Not all Mondays are bad.
            The counselor who helped me pray to receive Christ gave me a booklet which included pages to take sermon notes. The first sermon I heard after my conversion was titled “A Prophet of God under the Juniper Tree,” preached by Rev. Bruce Allen, the young, red-haired pastor of the First Baptist Church of Pascack Valley in Washington Township, New Jersey.
             Being the nostalgic pack rat I am, I imagine that little booklet with the notes is still in a box in my attic.
           
Super 8 has red Gideons Bibles.
Reading 1 Kings 19 (in the hotel’s Gideons-placed KJV Bible), I’m captivated by God’s compassion and tenderness toward Elijah, when God could have said, “Suck it up, Buttercup!”
            In chapter 18 Elijah experiences a huge spiritual victory, validating both Elijah as a prophet and God himself as God alone. However, chapter 19 starts with a death threat from the infamous Jezebel, and Elijah, terror-stricken, heads for the hills.
            At a safe distance from Jezebel, Elijah experiences restorative sleep and is awakened twice to eat meals prepared by an angel. What was in that second meal? It powered him to travel forty days and forty nights to God’s mountain. Talk about your superfood!
            In a cave, Elijah gets to tell God his complaint, which turns out to be a misconception. “I have been very zealous for the Lord God Almighty. The Israelites have rejected your covenant, torn down your altars, and put your prophets to death with the sword. I am the only one left, and now they are trying to kill me too. (verse 10)
            God gives a three-fold demo of brute strength and finally speaks in “a still small voice” (KJV) or “a gentle whisper.” (NIV) Elijah responds only to the whisper and comes to the mouth of the cave. God renews Elijah’s mission and tells him where to find an assistant. Then God corrects the prophet’s misconception. “Yet I reserve seven thousand in Israel—all whose knees have not bowed down to Baal and whose mouths have not kissed him.” (verse 18)
            Instead of a harsh tongue-lashing for his wrong thinking and lack of faith, God gives Elijah a gentle misconception correction. “You’re not alone, buddy. You may feel alone, but I have thousands more faithful non-idol-worshiping followers. But why don’t you take Elisha with you for moral support?”

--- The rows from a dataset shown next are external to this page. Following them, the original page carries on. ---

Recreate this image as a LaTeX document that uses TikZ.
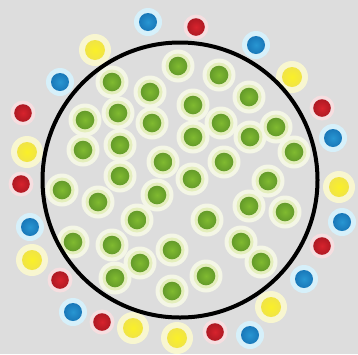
\documentclass[tikz,border=0pt]{standalone}
\definecolor{bgc}{RGB}{221,221,221}
\definecolor{greenin}{RGB}{128,186,48}
\definecolor{greenout}{RGB}{100,155,42}
\definecolor{ghaloA}{RGB}{244,246,230}
\definecolor{ghaloB}{RGB}{228,238,188}
\definecolor{bluein}{RGB}{40,150,210}
\definecolor{blueout}{RGB}{25,120,185}
\definecolor{bhalo}{RGB}{214,240,250}
\definecolor{redin}{RGB}{215,35,45}
\definecolor{redout}{RGB}{175,25,35}
\definecolor{rhalo}{RGB}{246,222,224}
\definecolor{yelin}{RGB}{250,240,40}
\definecolor{yelout}{RGB}{240,228,70}
\definecolor{yhalo}{RGB}{248,246,208}
\tikzset{
  gdot/.style={inner color=greenin, outer color=greenout},
  bdot/.style={inner color=bluein, outer color=blueout},
  rdot/.style={inner color=redin, outer color=redout},
  ydot/.style={inner color=yelin, outer color=yelout},
  ring/.style={draw=black, line width=4pt}
}
\begin{document}
\begin{tikzpicture}[x=1pt,y=-1pt]
\useasboundingbox (0,0) rectangle (358,354);
\fill[bgc] (0,0) rectangle (358,354);
\def\greens{(178,66),(219,75),(112,82),(150,92),(249,97),(193,105),(85,120),(118,113),(152,123),(221,123),(276,127),(83,150),(120,145),(193,137),(250,137),(294,152),(163,162),(224,162),(120,176),(192,179),(268,181),(62,190),(98,202),(157,195),(249,206),(285,212),(137,220),(207,220),(73,242),(112,245),(172,250),(241,242),(140,263),(261,262),(115,278),(206,276),(172,291)}
\def\blues{(148,22),(256,45),(60,82),(333,138),(30,227),(342,222),(304,279),(73,312),(250,335)}
\def\reds{(196,27),(322,108),(23,113),(21,184),(322,246),(60,280),(102,322),(215,332)}
\def\yellows{(95,50),(292,77),(27,152),(339,187),(32,260),(271,307),(133,328),(177,338)}
% green halos
\foreach \p in \greens { \fill[ghaloA] \p circle (16.5pt); }
\foreach \p in \greens { \fill[ghaloB] \p circle (12.5pt); }
% outer halos
\foreach \p in \blues { \fill[bhalo] \p circle (14pt); }
\foreach \p in \reds { \fill[rhalo] \p circle (12.5pt); }
\foreach \p in \yellows { \fill[yhalo] \p circle (16pt); }
% ring
\draw[ring] (180,180) circle (137.5pt);
% dots
\foreach \p in \greens { \shade[gdot] \p circle (9.3pt); }
\foreach \p in \blues { \shade[bdot] \p circle (9pt); }
\foreach \p in \reds { \shade[rdot] \p circle (8.8pt); }
\foreach \p in \yellows { \shade[ydot] \p circle (10pt); }
\end{tikzpicture}
\end{document}
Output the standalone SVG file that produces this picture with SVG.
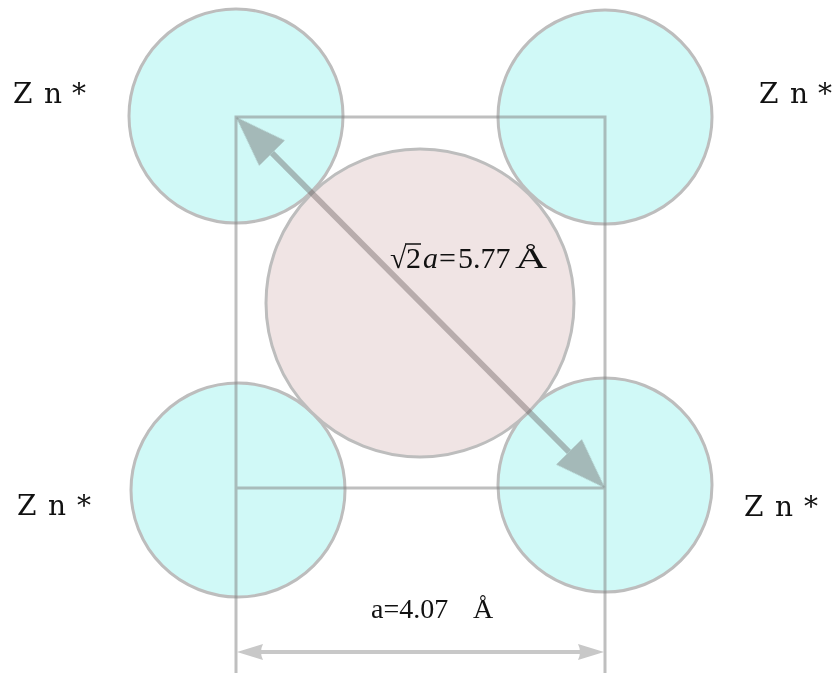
<svg xmlns="http://www.w3.org/2000/svg" width="832" height="673" viewBox="0 0 832 673">
<style>
.zn{fill:#d0f9f7;stroke:#bdbdbd;stroke-width:3}
.cl{fill:#f0e4e4;stroke:#bdbdbd;stroke-width:3}
.lbl{font-family:"DejaVu Serif","Liberation Serif",serif;font-size:28px;fill:#111}
.frame{stroke:#7f7f7f;stroke-opacity:0.5;stroke-width:3;fill:none}
.diag{stroke:#5a5050;stroke-width:6;fill:none}
.diagHead{fill:#5a5050}
.dim{stroke:#c8c8c8;stroke-width:4;fill:none}
.dimHead{fill:#c8c8c8}
.math{font-family:"Liberation Serif","Times New Roman",serif;font-size:30px;fill:#111}
</style>
<rect width="832" height="673" fill="#ffffff"/>
<g id="zn-top-left"><circle class="zn" cx="236" cy="116" r="107"/></g>
<g id="zn-top-right"><circle class="zn" cx="605" cy="117" r="107"/></g>
<g id="zn-bottom-left"><circle class="zn" cx="238" cy="490" r="107"/></g>
<g id="zn-bottom-right"><circle class="zn" cx="605" cy="485" r="107"/></g>
<g id="center"><circle class="cl" cx="420" cy="303" r="154"/></g>
<g id="connectors">
  <path class="frame" d="M236,673 V117 H605 V673 M236,488 H605"/>
  <g opacity="0.38">
    <line class="diag" x1="272" y1="153" x2="569" y2="452"/>
    <path class="diagHead" transform="translate(236,117) rotate(45.15)" d="M0,0 Q26,9 51,18 L51,-18 Q26,-9 0,0 Z"/>
    <path class="diagHead" transform="translate(605,488) rotate(225.15)" d="M0,0 Q26,9 51,18 L51,-18 Q26,-9 0,0 Z"/>
  </g>
  <line class="dim" x1="255" y1="652" x2="586" y2="652"/>
  <path class="dimHead" d="M237,652 L263,644 Q259,652 263,660 Z"/>
  <path class="dimHead" d="M604,652 L578,644 Q582,652 578,660 Z"/>
</g>
<g id="labels">
  <text class="lbl" x="13 44 72" y="103">Zn*</text>
  <text class="lbl" x="759 790 818" y="103">Zn*</text>
  <text class="lbl" x="17 48 77" y="515">Zn*</text>
  <text class="lbl" x="744 775 804" y="516">Zn*</text>
</g>
<g id="formula">
  <text class="math" x="390" y="268">√</text>
  <text class="math" y="268"><tspan x="406">2</tspan><tspan x="423" font-style="italic">a</tspan><tspan x="439">=</tspan><tspan x="458">5.77</tspan><tspan x="515" textLength="32" lengthAdjust="spacingAndGlyphs">Å</tspan></text>
  <line x1="405" y1="244" x2="421" y2="244" stroke="#111" stroke-width="1.5"/>
</g>
<g id="dimension-label">
  <text class="math" style="font-size:28px" y="618"><tspan x="371">a=4.07</tspan><tspan x="473">Å</tspan></text>
</g>
</svg>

Who is wielding the fly swatter?
            Why do so many of us feel God is waiting to squash us like bugs? Have we experienced too much squashed-bug corrections from parents, teachers, spouses, and other authority figures? And here’s a scary question:  Because of my own squashed-bug experiences, am I prone to squash others like bugs when I’m in the position to correct? Have I made my sons and my students feel like squashed bugs?
            I know the Gospels well enough to know Jesus often used a fly swatter on the Pharisees, but it seems he was much gentler with his friends and followers. Even Peter, after denying three times that he knew the Lord, received only a look. (Luke 22:61)
            In his Gospel, Matthew uses this quote from Isaiah to refer to Jesus: “A bruised reed he will not break, and a smoldering wick he will not snuff out…” (Matthew 12:20, Isaiah 42:3) I want to wrap myself in the tender poetry of these images.
            And I want to remember this blog post after school starts.


Unless otherwise noted, all Scripture is quoted from the New International Version.